From: Carlos O'Donell <carlos@redhat.com>
To: Adhemerval Zanella <adhemerval.zanella@linaro.org>,
libc-alpha@sourceware.org, Shu-Chun Weng <scw@google.com>,
Lirong Yuan <yuanzi@google.com>,
Szabolcs Nagy <szabolcs.nagy@arm.com>
Subject: Re: [PATCH] locale: align _nl_C_LC_CTYPE_class and _nl_C_LC_CTYPE_class32 arrays to uint16_t and uint32_t respectively
Date: Tue, 16 Mar 2021 17:05:02 -0400 [thread overview]
Message-ID: <e4dc1e11-4f62-609b-4f37-3d288b9c9ce7@redhat.com> (raw)
In-Reply-To: <cf35b067-5ecb-622e-79a5-8602b712dfc7@linaro.org>
On 3/16/21 3:47 PM, Adhemerval Zanella via Libc-alpha wrote:
>
>
> On 16/03/2021 16:05, Lirong Yuan via Libc-alpha wrote:
>> On Mon, Mar 15, 2021 at 6:45 PM Carlos O'Donell <carlos@redhat.com> wrote:
>>
>>> My expectation is that normally aarch64 simply handles the unaligned load
>>> without any problems,
>>> but that it would be "better" if it were 16-bit aligned?
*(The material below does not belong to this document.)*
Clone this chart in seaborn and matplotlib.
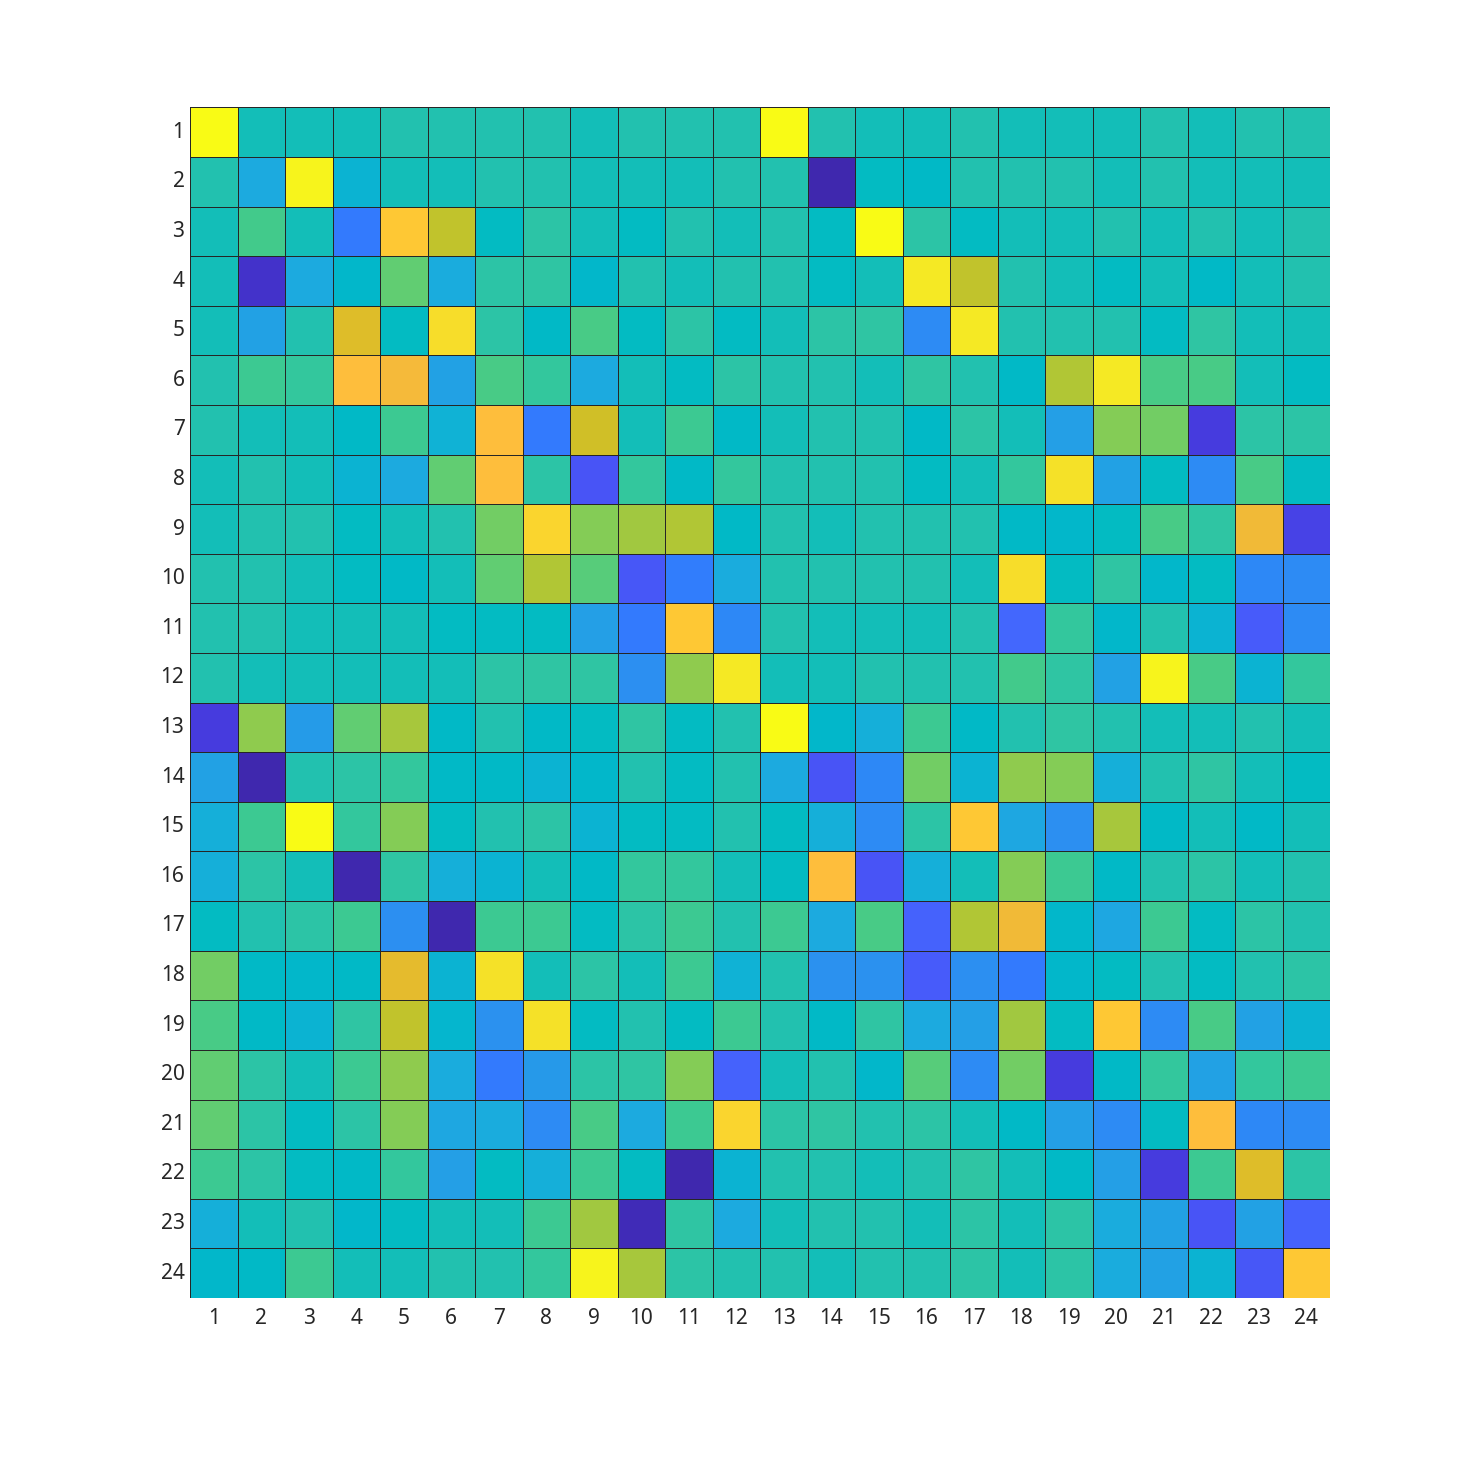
import numpy as np
import pandas as pd
import matplotlib
matplotlib.use('Agg')
import matplotlib.pyplot as plt
import seaborn as sns
from matplotlib.colors import LinearSegmentedColormap

# tick labels for both axes
labels = [str(i) for i in range(1, 25)]

# cell values, one list per row (scaled 0..1)
row01 = [1.00, .50, .50, .50, .52, .52, .52, .52, .50, .52, .52, .52, 1.00, .52, .50, .50, .52, .50, .50, .50, .52, .50, .52, .52]
row02 = [.52, .40, .98, .44, .50, .50, .52, .52, .50, .50, .50, .52, .52, .01, .48, .47, .52, .52, .52, .50, .52, .50, .50, .50]
row03 = [.50, .59, .50, .25, .87, .74, .48, .54, .50, .48, .52, .50, .52, .48, 1.00, .54, .48, .50, .50, .52, .50, .52, .50, .52]
row04 = [.50, .05, .40, .46, .63, .41, .54, .55, .46, .52, .50, .52, .52, .48, .50, .95, .74, .52, .50, .48, .50, .47, .50, .52]
row05 = [.50, .37, .52, .78, .48, .92, .54, .47, .60, .48, .54, .48, .50, .54, .55, .30, .95, .52, .52, .52, .48, .55, .50, .50]
row06 = [.52, .58, .56, .84, .82, .37, .60, .56, .40, .50, .48, .54, .52, .52, .50, .55, .52, .47, .72, .95, .60, .60, .50, .48]
row07 = [.52, .50, .50, .47, .58, .43, .84, .25, .76, .50, .58, .47, .50, .52, .52, .47, .54, .50, .36, .67, .65, .08, .54, .54]
row08 = [.50, .52, .50, .44, .40, .63, .84, .54, .15, .56, .47, .56, .52, .52, .52, .48, .50, .56, .93, .37, .48, .30, .60, .48]
row09 = [.50, .52, .52, .48, .50, .52, .65, .90, .67, .70, .72, .47, .52, .50, .52, .52, .52, .47, .46, .48, .60, .55, .81, .10]
row10 = [.52, .52, .50, .48, .47, .50, .63, .72, .62, .16, .26, .41, .52, .52, .52, .52, .50, .92, .48, .55, .46, .48, .29, .30]
row11 = [.52, .52, .50, .50, .50, .48, .48, .48, .36, .25, .87, .29, .52, .50, .50, .50, .52, .20, .56, .46, .52, .44, .17, .30]
row12 = [.52, .50, .50, .50, .50, .50, .54, .55, .55, .31, .68, .95, .50, .50, .52, .52, .52, .59, .55, .37, .98, .60, .44, .56]
row13 = [.08, .68, .35, .63, .71, .47, .52, .47, .48, .55, .48, .52, 1.00, .46, .42, .58, .47, .52, .55, .52, .50, .50, .52, .50]
row14 = [.37, .01, .52, .54, .56, .47, .47, .44, .46, .52, .48, .52, .40, .15, .29, .65, .44, .68, .67, .42, .52, .55, .50, .48]
row15 = [.42, .58, 1.00, .56, .67, .48, .52, .54, .44, .48, .48, .52, .48, .42, .30, .54, .87, .39, .31, .71, .47, .50, .47, .50]
row16 = [.42, .54, .50, .01, .55, .42, .44, .50, .47, .56, .56, .50, .48, .84, .15, .42, .50, .67, .58, .47, .52, .54, .50, .52]
row17 = [.48, .52, .54, .58, .31, .01, .58, .58, .48, .54, .58, .52, .58, .40, .60, .19, .72, .81, .46, .39, .58, .48, .54, .52]
row18 = [.65, .47, .46, .47, .79, .44, .93, .50, .54, .50, .58, .43, .52, .32, .32, .17, .31, .25, .46, .48, .52, .48, .52, .54]
row19 = [.60, .47, .44, .55, .74, .45, .32, .93, .48, .52, .48, .58, .52, .47, .55, .40, .36, .70, .48, .87, .30, .60, .37, .44]
row20 = [.63, .54, .50, .58, .68, .41, .25, .34, .54, .55, .67, .19, .50, .52, .46, .62, .30, .65, .08, .47, .56, .37, .56, .58]
row21 = [.63, .54, .48, .54, .67, .39, .41, .30, .60, .40, .58, .90, .54, .55, .52, .54, .50, .47, .36, .30, .48, .84, .29, .30]
row22 = [.58, .54, .48, .47, .56, .36, .48, .42, .58, .48, .01, .44, .52, .52, .50, .52, .55, .50, .47, .36, .08, .58, .78, .54]
row23 = [.42, .50, .52, .46, .48, .50, .50, .58, .70, .02, .55, .40, .50, .52, .52, .50, .54, .50, .54, .41, .37, .15, .37, .19]
row24 = [.46, .47, .58, .50, .50, .52, .52, .56, .98, .71, .54, .52, .52, .50, .52, .52, .54, .50, .54, .41, .37, .44, .16, .87]

rows = [row01, row02, row03, row04, row05, row06, row07, row08, row09, row10, row11, row12,
        row13, row14, row15, row16, row17, row18, row19, row20, row21, row22, row23, row24]

# MATLAB parula, 64 steps
parula_rgb = [
    [0.2422, 0.1504, 0.6603], [0.2504, 0.1650, 0.7076], [0.2578, 0.1818, 0.7511], [0.2647, 0.1978, 0.7952],
    [0.2706, 0.2147, 0.8364], [0.2751, 0.2342, 0.8710], [0.2783, 0.2559, 0.8991], [0.2803, 0.2782, 0.9221],
    [0.2813, 0.3006, 0.9414], [0.2810, 0.3228, 0.9579], [0.2795, 0.3447, 0.9717], [0.2760, 0.3667, 0.9829],
    [0.2699, 0.3892, 0.9906], [0.2602, 0.4123, 0.9952], [0.2440, 0.4358, 0.9988], [0.2206, 0.4603, 0.9973],
    [0.1963, 0.4847, 0.9892], [0.1834, 0.5074, 0.9798], [0.1786, 0.5289, 0.9682], [0.1764, 0.5499, 0.9520],
    [0.1687, 0.5703, 0.9359], [0.1540, 0.5902, 0.9218], [0.1460, 0.6091, 0.9079], [0.1380, 0.6276, 0.8973],
    [0.1248, 0.6459, 0.8883], [0.1113, 0.6635, 0.8763], [0.0952, 0.6798, 0.8598], [0.0689, 0.6948, 0.8394],
    [0.0297, 0.7082, 0.8163], [0.0036, 0.7203, 0.7917], [0.0067, 0.7312, 0.7660], [0.0433, 0.7411, 0.7394],
    [0.0964, 0.7500, 0.7120], [0.1408, 0.7584, 0.6842], [0.1717, 0.7670, 0.6554], [0.1938, 0.7758, 0.6251],
    [0.2161, 0.7843, 0.5923], [0.2470, 0.7918, 0.5567], [0.2906, 0.7973, 0.5188], [0.3406, 0.8008, 0.4789],
    [0.3909, 0.8029, 0.4354], [0.4456, 0.8024, 0.3909], [0.5044, 0.7993, 0.3480], [0.5616, 0.7942, 0.3045],
    [0.6174, 0.7876, 0.2612], [0.6720, 0.7793, 0.2227], [0.7242, 0.7698, 0.1910], [0.7738, 0.7598, 0.1646],
    [0.8203, 0.7498, 0.1535], [0.8634, 0.7406, 0.1596], [0.9035, 0.7330, 0.1774], [0.9393, 0.7288, 0.2100],
    [0.9728, 0.7298, 0.2394], [0.9956, 0.7434, 0.2371], [0.9970, 0.7659, 0.2199], [0.9952, 0.7893, 0.2028],
    [0.9892, 0.8136, 0.1885], [0.9786, 0.8386, 0.1766], [0.9676, 0.8639, 0.1643], [0.9610, 0.8890, 0.1537],
    [0.9597, 0.9135, 0.1423], [0.9628, 0.9373, 0.1265], [0.9691, 0.9606, 0.1064], [0.9769, 0.9839, 0.0805],
]
parula = LinearSegmentedColormap.from_list('parula', parula_rgb, N=256)

df = pd.DataFrame(np.array(rows), index=labels, columns=labels)

sns.set_style('white')
plt.rcParams['font.family'] = ['Noto Sans', 'DejaVu Sans']

fig = plt.figure(figsize=(14.7, 14.59), dpi=100)
ax = fig.add_axes([0.1293, 0.1104, 0.7755, 0.816])

sns.heatmap(df, cmap=parula, vmin=0, vmax=1, cbar=False,
            linewidths=0.5, linecolor='#262626', ax=ax)

ax.tick_params(axis='both', length=0, labelsize=15, labelcolor='#262626')
ax.tick_params(axis='x', pad=7)
ax.tick_params(axis='y', pad=4)
plt.setp(ax.get_yticklabels(), rotation=0)
plt.setp(ax.get_xticklabels(), rotation=0)

fig.savefig('out.png', dpi=100, facecolor='white')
>>> Is this the *only* case of misaligned pointers?
>>
>>
>> Yes, this is the only case reported by UBSan.
>>
>>> Signed-off-by: Lirong Yuan <yuanzi@google.com>
>>> We don't use DSOs in glibc, we assign copyright to the FSF, so this line
>>> would
>>> be normally removed, and you as the git author remains.
>>
>>
>> Thanks for the explanation! I will send an updated patch without
>> "Signed-off-by" if the current approach looks good. :)
>>
>> On Tue, Mar 16, 2021 at 7:28 AM Szabolcs Nagy <szabolcs.nagy@arm.com> wrote:
>>
>>> The 03/15/2021 21:44, Carlos O'Donell wrote:
>>>> On 3/15/21 2:42 PM, Lirong Yuan via Libc-alpha wrote:
>>>>> steps to reproduce the problem: compile a program that uses ctype
>>> functions such as “isspace” for aarch64 with UBSan flag
>>> “-fsanitize=undefined” and run it on x86_64 machines with qemu user mode
>>> emulation.
>>>>
>>>> Szabolcs,
>>>>
>>>> Do you have any input on this?
>>>>
>>>>> observed behavior: UndefinedBehaviorSanitizer reports
>>> misaligned-pointer-use in the program.
>>>>
>>>> Yes, the char array could be misaligned with respect to a 16-bit value,
>>>> and should be aligned to the type that is expected from the interface
>>> e.g.
>>>
>>> using char[] as uint16_t[] is aliasing violation. and in principle
>>> alignas on the definition does not fix this, but in practice that's
>>> the only abi visible aspect of the wrong type.
>>>
>>
>> Alternatively, we can define _nl_C_LC_CTYPE_class and
>> _nl_C_LC_CTYPE_class32 arrays directly as uint16_t and uint32_t arrays,
>> like _nl_C_LC_CTYPE_toupper array:
>> https://code.woboq.org/userspace/glibc/locale/C-ctype.c.html#_nl_C_LC_CTYPE_toupper
>> Though the conversion may be error-prune and require more test cases...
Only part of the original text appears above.